## start Records

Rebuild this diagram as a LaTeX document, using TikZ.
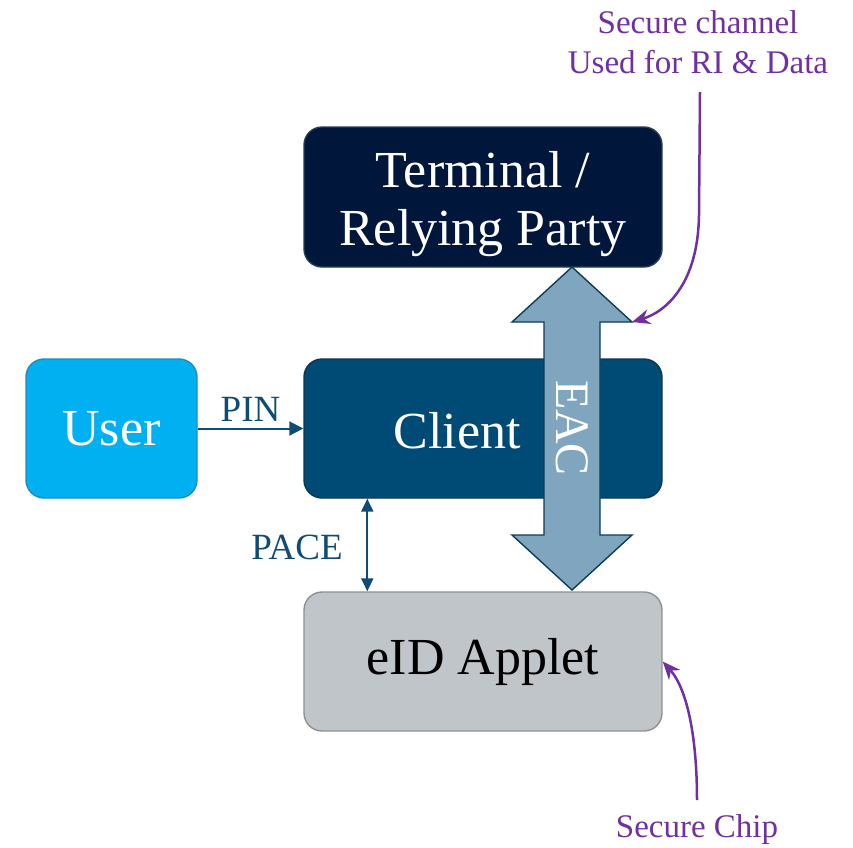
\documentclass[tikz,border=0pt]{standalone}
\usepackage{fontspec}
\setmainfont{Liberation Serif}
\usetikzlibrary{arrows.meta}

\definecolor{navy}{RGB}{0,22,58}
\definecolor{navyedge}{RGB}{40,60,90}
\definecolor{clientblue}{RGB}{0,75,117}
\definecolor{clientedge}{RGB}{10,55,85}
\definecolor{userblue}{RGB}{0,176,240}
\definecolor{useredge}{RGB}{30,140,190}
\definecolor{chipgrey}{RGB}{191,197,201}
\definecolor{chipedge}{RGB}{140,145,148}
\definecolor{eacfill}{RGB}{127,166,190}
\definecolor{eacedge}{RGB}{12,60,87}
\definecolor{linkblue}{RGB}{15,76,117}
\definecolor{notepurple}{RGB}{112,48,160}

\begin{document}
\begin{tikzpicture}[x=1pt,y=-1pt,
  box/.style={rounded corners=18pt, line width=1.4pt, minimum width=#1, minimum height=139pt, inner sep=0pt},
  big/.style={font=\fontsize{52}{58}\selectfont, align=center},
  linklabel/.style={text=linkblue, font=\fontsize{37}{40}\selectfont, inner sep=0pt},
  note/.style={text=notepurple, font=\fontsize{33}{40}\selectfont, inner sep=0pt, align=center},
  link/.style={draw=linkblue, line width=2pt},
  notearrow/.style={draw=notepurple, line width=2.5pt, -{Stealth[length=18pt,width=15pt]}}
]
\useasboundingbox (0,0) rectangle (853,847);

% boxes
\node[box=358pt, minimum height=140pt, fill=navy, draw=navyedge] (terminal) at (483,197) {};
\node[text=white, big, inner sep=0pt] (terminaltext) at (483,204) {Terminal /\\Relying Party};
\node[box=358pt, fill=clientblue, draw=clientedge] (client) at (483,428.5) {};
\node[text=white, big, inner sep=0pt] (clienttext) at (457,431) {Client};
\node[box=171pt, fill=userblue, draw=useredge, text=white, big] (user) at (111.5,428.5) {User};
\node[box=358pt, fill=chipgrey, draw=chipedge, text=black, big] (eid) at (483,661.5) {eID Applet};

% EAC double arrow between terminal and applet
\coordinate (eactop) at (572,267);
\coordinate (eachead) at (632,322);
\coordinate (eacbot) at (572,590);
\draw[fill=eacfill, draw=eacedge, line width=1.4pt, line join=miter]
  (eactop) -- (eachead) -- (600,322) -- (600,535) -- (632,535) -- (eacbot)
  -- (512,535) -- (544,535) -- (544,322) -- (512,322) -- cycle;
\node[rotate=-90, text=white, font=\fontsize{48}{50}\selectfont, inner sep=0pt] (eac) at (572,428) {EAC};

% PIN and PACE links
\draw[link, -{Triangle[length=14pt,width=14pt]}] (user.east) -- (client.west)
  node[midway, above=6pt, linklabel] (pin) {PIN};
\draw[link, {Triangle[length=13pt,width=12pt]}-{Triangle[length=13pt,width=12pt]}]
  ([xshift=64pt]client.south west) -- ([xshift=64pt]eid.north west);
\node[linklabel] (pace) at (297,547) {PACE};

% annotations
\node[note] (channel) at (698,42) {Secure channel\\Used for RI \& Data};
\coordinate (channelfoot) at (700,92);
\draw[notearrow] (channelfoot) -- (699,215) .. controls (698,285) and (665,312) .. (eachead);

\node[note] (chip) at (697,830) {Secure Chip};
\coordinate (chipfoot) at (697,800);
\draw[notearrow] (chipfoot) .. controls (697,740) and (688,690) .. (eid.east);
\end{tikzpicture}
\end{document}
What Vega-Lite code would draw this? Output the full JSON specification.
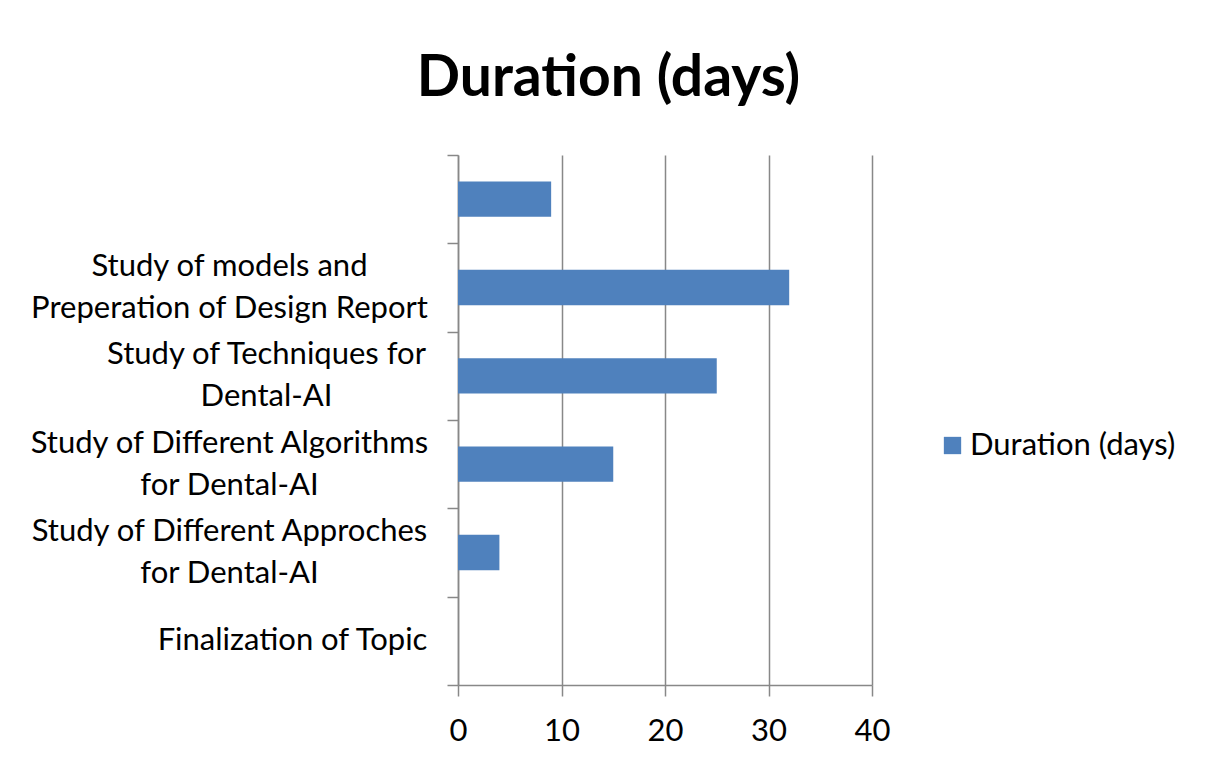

## end Records

[Problem description]
Transcribe all the data word for word; the images stay out.

[Task output]
Rebuild this diagram as a LaTeX document, using TikZ.
\documentclass[tikz,border=0pt]{standalone}
\usepackage{fontspec}
\setmainfont{Liberation Serif}
\usetikzlibrary{arrows.meta}

\definecolor{navy}{RGB}{0,22,58}
\definecolor{navyedge}{RGB}{40,60,90}
\definecolor{clientblue}{RGB}{0,75,117}
\definecolor{clientedge}{RGB}{10,55,85}
\definecolor{userblue}{RGB}{0,176,240}
\definecolor{useredge}{RGB}{30,140,190}
\definecolor{chipgrey}{RGB}{191,197,201}
\definecolor{chipedge}{RGB}{140,145,148}
\definecolor{eacfill}{RGB}{127,166,190}
\definecolor{eacedge}{RGB}{12,60,87}
\definecolor{linkblue}{RGB}{15,76,117}
\definecolor{notepurple}{RGB}{112,48,160}

\begin{document}
\begin{tikzpicture}[x=1pt,y=-1pt,
  box/.style={rounded corners=18pt, line width=1.4pt, minimum width=#1, minimum height=139pt, inner sep=0pt},
  big/.style={font=\fontsize{52}{58}\selectfont, align=center},
  linklabel/.style={text=linkblue, font=\fontsize{37}{40}\selectfont, inner sep=0pt},
  note/.style={text=notepurple, font=\fontsize{33}{40}\selectfont, inner sep=0pt, align=center},
  link/.style={draw=linkblue, line width=2pt},
  notearrow/.style={draw=notepurple, line width=2.5pt, -{Stealth[length=18pt,width=15pt]}}
]
\useasboundingbox (0,0) rectangle (853,847);

% boxes
\node[box=358pt, minimum height=140pt, fill=navy, draw=navyedge] (terminal) at (483,197) {};
\node[text=white, big, inner sep=0pt] (terminaltext) at (483,204) {Terminal /\\Relying Party};
\node[box=358pt, fill=clientblue, draw=clientedge] (client) at (483,428.5) {};
\node[text=white, big, inner sep=0pt] (clienttext) at (457,431) {Client};
\node[box=171pt, fill=userblue, draw=useredge, text=white, big] (user) at (111.5,428.5) {User};
\node[box=358pt, fill=chipgrey, draw=chipedge, text=black, big] (eid) at (483,661.5) {eID Applet};

% EAC double arrow between terminal and applet
\coordinate (eactop) at (572,267);
\coordinate (eachead) at (632,322);
\coordinate (eacbot) at (572,590);
\draw[fill=eacfill, draw=eacedge, line width=1.4pt, line join=miter]
  (eactop) -- (eachead) -- (600,322) -- (600,535) -- (632,535) -- (eacbot)
  -- (512,535) -- (544,535) -- (544,322) -- (512,322) -- cycle;
\node[rotate=-90, text=white, font=\fontsize{48}{50}\selectfont, inner sep=0pt] (eac) at (572,428) {EAC};

% PIN and PACE links
\draw[link, -{Triangle[length=14pt,width=14pt]}] (user.east) -- (client.west)
  node[midway, above=6pt, linklabel] (pin) {PIN};
\draw[link, {Triangle[length=13pt,width=12pt]}-{Triangle[length=13pt,width=12pt]}]
  ([xshift=64pt]client.south west) -- ([xshift=64pt]eid.north west);
\node[linklabel] (pace) at (297,547) {PACE};

% annotations
\node[note] (channel) at (698,42) {Secure channel\\Used for RI \& Data};
\coordinate (channelfoot) at (700,92);
\draw[notearrow] (channelfoot) -- (699,215) .. controls (698,285) and (665,312) .. (eachead);

\node[note] (chip) at (697,830) {Secure Chip};
\coordinate (chipfoot) at (697,800);
\draw[notearrow] (chipfoot) .. controls (697,740) and (688,690) .. (eid.east);
\end{tikzpicture}
\end{document}
What Vega-Lite code would draw this? Output the full JSON specification.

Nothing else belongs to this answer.